An estimated 400,000 asylum seekers have arrived in Greece in 2015. Frontex, the EU border control agency, believes at least 600,000 migrants have crossed the EU external borders in 2015. It is believed that more than 2,500 drowned trying to reach Europe.

Luxembourg’s Foreign Minister Jean Asselborn has stated this week that “the control of external borders, immigration generally, and returns — it’s all a package. We have to get to work on it.” On Thursday, Asselborn will chair a meeting European interior ministers to deal with the crisis.

Chancellor Angela Merkel’s center-right bloc wants a limit on the number of refugees allowed into Germany.
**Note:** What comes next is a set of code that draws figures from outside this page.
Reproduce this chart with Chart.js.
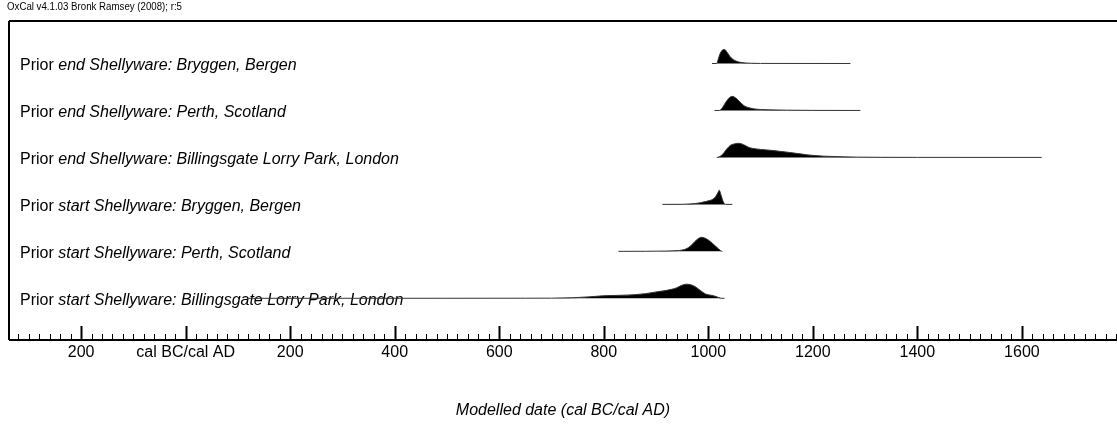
<!DOCTYPE html>
<html>
<head>
<meta charset="utf-8">
<script src="https://cdn.jsdelivr.net/npm/chart.js@4"></script>
<style>
  html, body { margin: 0; padding: 0; background: #fff; }
  canvas { display: block; }
</style>
</head>
<body>
<canvas id="oxcal" width="1117" height="430"></canvas>
<script>
// row captions, top to bottom ("Prior " upright, rest italic)
const rowPrefix = "Prior ";
const rowNames = [
  "end Shellyware: Bryggen, Bergen",
  "end Shellyware: Perth, Scotland",
  "end Shellyware: Billingsgate Lorry Park, London",
  "start Shellyware: Bryggen, Bergen",
  "start Shellyware: Perth, Scotland",
  "start Shellyware: Billingsgate Lorry Park, London"
];

// posterior densities (year AD, relative probability)
const endBryggenYears = [1007, 1016, 1019, 1022, 1026, 1031, 1036, 1041, 1047, 1054, 1062, 1070, 1083, 1100, 1272];
const endBryggenProb  = [0, 0, 0.3, 0.65, 0.92, 1.0, 0.8, 0.52, 0.3, 0.16, 0.08, 0.04, 0.015, 0.005, 0];

const endPerthYears = [1012, 1021, 1027, 1032, 1039, 1046, 1052, 1058, 1064, 1070, 1078, 1086, 1100, 1115, 1150, 1200, 1291];
const endPerthProb  = [0, 0, 0.2, 0.5, 0.85, 1.0, 0.9, 0.7, 0.48, 0.3, 0.19, 0.12, 0.07, 0.045, 0.02, 0.006, 0];

const endBillingsYears = [1016, 1020, 1027, 1035, 1042, 1050, 1057, 1064, 1070, 1077, 1085, 1100, 1124, 1140, 1156, 1172, 1188, 1204, 1220, 1252, 1284, 1330, 1400, 1638];
const endBillingsProb  = [0, 0.03, 0.2, 0.58, 0.85, 0.96, 1.0, 0.96, 0.86, 0.72, 0.64, 0.57, 0.49, 0.42, 0.35, 0.27, 0.19, 0.13, 0.09, 0.05, 0.02, 0.008, 0.003, 0];

const startBryggenYears = [912, 950, 965, 975, 985, 995, 1003, 1009, 1014, 1018, 1021, 1024, 1027, 1030, 1033, 1046];
const startBryggenProb  = [0, 0.005, 0.03, 0.06, 0.12, 0.2, 0.28, 0.37, 0.55, 0.8, 1.0, 0.7, 0.35, 0.08, 0, 0];

const startPerthYears = [828, 880, 920, 940, 950, 959, 966, 973, 980, 987, 994, 1000, 1007, 1013, 1019, 1024, 1027];
const startPerthProb  = [0, 0.005, 0.02, 0.05, 0.09, 0.2, 0.38, 0.65, 0.88, 1.0, 0.93, 0.8, 0.6, 0.4, 0.2, 0.03, 0];

const startBillingsYears = [120, 500, 650, 700, 740, 770, 800, 830, 860, 880, 900, 915, 930, 940, 948, 957, 966, 975, 985, 995, 1005, 1013, 1020, 1026, 1031];
const startBillingsProb  = [0, 0.002, 0.006, 0.01, 0.04, 0.1, 0.18, 0.21, 0.26, 0.33, 0.45, 0.53, 0.64, 0.75, 0.9, 1.0, 0.97, 0.82, 0.55, 0.3, 0.22, 0.15, 0.05, 0, 0];

// axis: major ticks and their captions (BC years negative)
const majorTicks = [-200, 0, 200, 400, 600, 800, 1000, 1200, 1400, 1600];
const tickLabels = ["200", "cal BC/cal AD", "200", "400", "600", "800", "1000", "1200", "1400", "1600"];
const minorStep = 20;
const axisTitle = "Modelled date (cal BC/cal AD)";
const headerText = "OxCal v4.1.03 Bronk Ramsey (2008); r:5";

const rows = [
  [endBryggenYears, endBryggenProb],
  [endPerthYears, endPerthProb],
  [endBillingsYears, endBillingsProb],
  [startBryggenYears, startBryggenProb],
  [startPerthYears, startPerthProb],
  [startBillingsYears, startBillingsProb]
];

const PEAK = 0.3; // height of a distribution in row units
const FONT = "'Liberation Sans', Arial, sans-serif";

const datasets = rows.map(([years, prob], i) => {
  const base = rows.length - 1 - i;
  return {
    label: rowNames[i],
    data: years.map((x, k) => ({ x, y: base + prob[k] * PEAK })),
    fill: { value: base },
    backgroundColor: "#000",
    borderColor: "#333",
    borderWidth: 1,
    pointRadius: 0,
    cubicInterpolationMode: "monotone"
  };
});

const oxcalDecor = {
  id: "oxcalDecor",
  beforeDatasetsDraw(chart) {
    const { ctx, scales: { y } } = chart;
    ctx.save();
    ctx.fillStyle = "#000";
    ctx.textBaseline = "alphabetic";
    rowNames.forEach((name, i) => {
      const py = y.getPixelForValue(rows.length - 1 - i) + 6.5;
      ctx.font = "16px " + FONT;
      ctx.fillText(rowPrefix, 20, py);
      const w = ctx.measureText(rowPrefix).width;
      ctx.font = "italic 16px " + FONT;
      ctx.fillText(name, 20 + w, py);
    });
    ctx.restore();
  },
  afterDraw(chart) {
    const { ctx, chartArea: a, scales: { x } } = chart;
    ctx.save();
    ctx.strokeStyle = "#000";
    ctx.fillStyle = "#000";
    // frame: top, left, axis line
    ctx.lineWidth = 2;
    ctx.beginPath();
    ctx.moveTo(a.left, a.top); ctx.lineTo(a.right, a.top);
    ctx.moveTo(a.left, a.top); ctx.lineTo(a.left, a.bottom);
    ctx.moveTo(a.left, a.bottom); ctx.lineTo(a.right, a.bottom);
    ctx.stroke();
    // ticks
    const start = Math.ceil(x.min / minorStep) * minorStep;
    for (let v = start; v <= x.max; v += minorStep) {
      const px = Math.round(x.getPixelForValue(v)) + 0.5;
      const major = majorTicks.includes(v);
      ctx.lineWidth = major ? 2 : 1;
      ctx.beginPath();
      ctx.moveTo(px, a.bottom);
      ctx.lineTo(px, a.bottom - (major ? 14 : 6));
      ctx.stroke();
    }
    // tick captions and axis title
    ctx.textAlign = "center";
    ctx.textBaseline = "middle";
    ctx.font = "16px " + FONT;
    majorTicks.forEach((v, i) => ctx.fillText(tickLabels[i], x.getPixelForValue(v), a.bottom + 13));
    ctx.font = "italic 16px " + FONT;
    ctx.fillText(axisTitle, (a.left + a.right) / 2, a.bottom + 71);
    // header
    ctx.textAlign = "left";
    ctx.textBaseline = "alphabetic";
    ctx.font = "10px " + FONT;
    const hw = ctx.measureText(headerText).width;
    ctx.translate(7, 10);
    ctx.scale(175 / hw, 1);
    ctx.fillText(headerText, 0, 0);
    ctx.restore();
  }
};

new Chart(document.getElementById("oxcal"), {
  type: "line",
  data: { datasets },
  plugins: [oxcalDecor],
  options: {
    responsive: false,
    animation: false,
    layout: { padding: { left: 9, right: 0, top: 21, bottom: 90 } },
    plugins: { legend: { display: false }, tooltip: { enabled: false } },
    scales: {
      x: { type: "linear", display: false, min: -338, max: 1782 },
      y: { type: "linear", display: false, min: -0.888, max: 5.905 }
    }
  }
});
</script>
</body>
</html>
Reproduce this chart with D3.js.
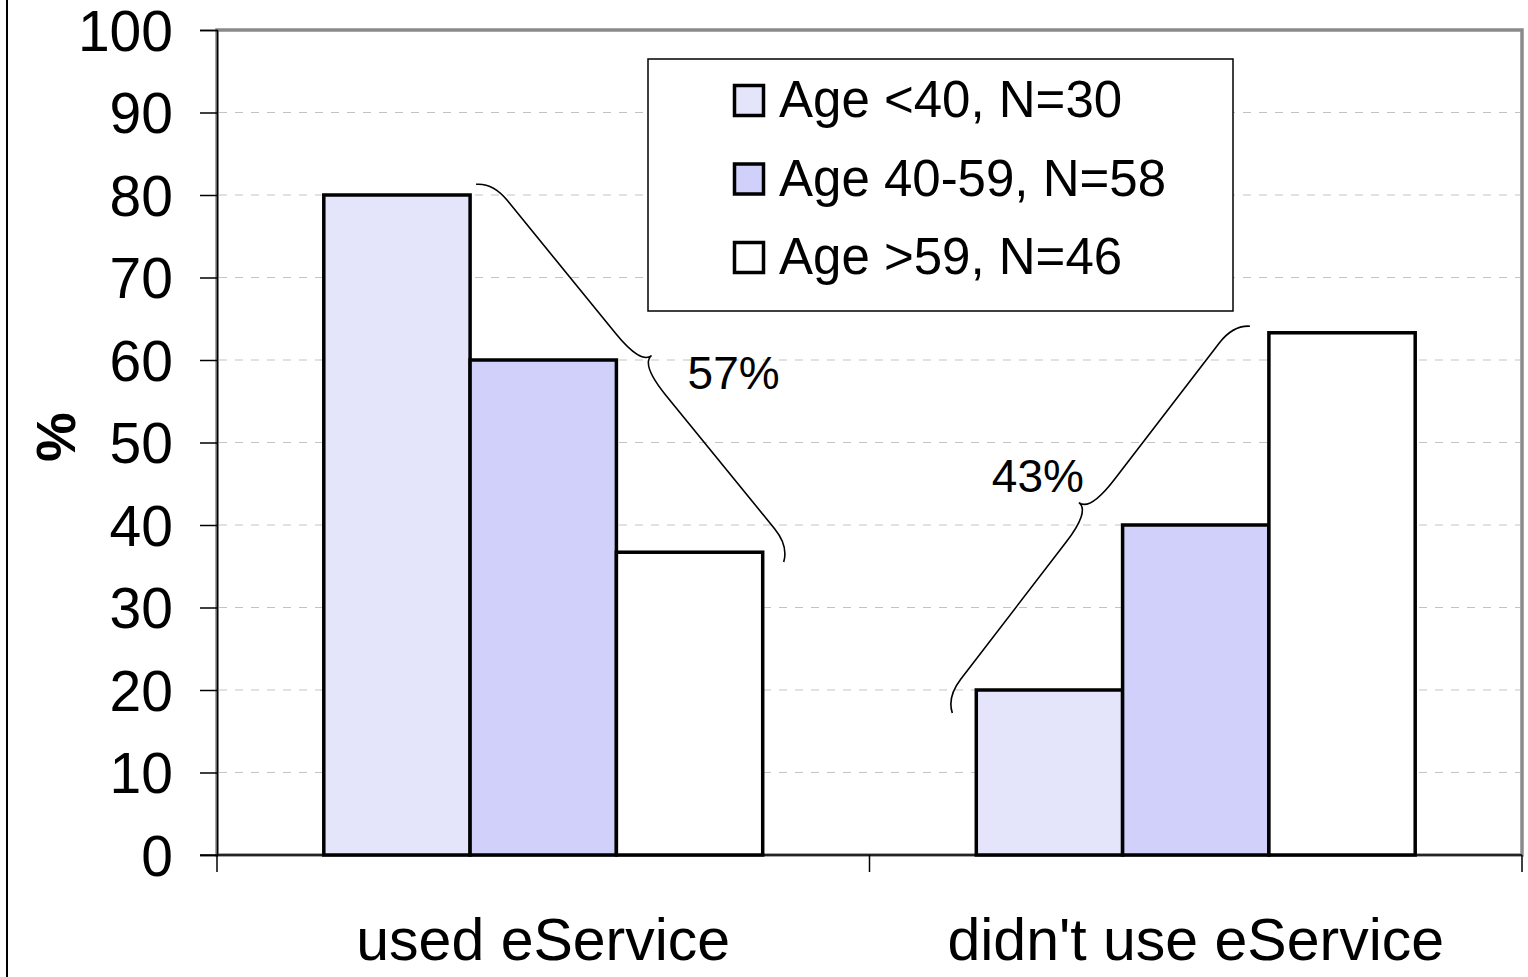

But the Chancellor has told the public broadcaster ARD on Wednesday that such limits would not be legal. As the head of a Christian party, Merkel insists she won’t “take part in a competition of who can be the least friendly to refugees.”

But Merkel recognizes that the Dublin regulations, which oblige the Mediterranean states—Greece and Italy—to manage the asylum applications, because the migrants first land on their soil. The Chancellor said those regulations were “obsolete.”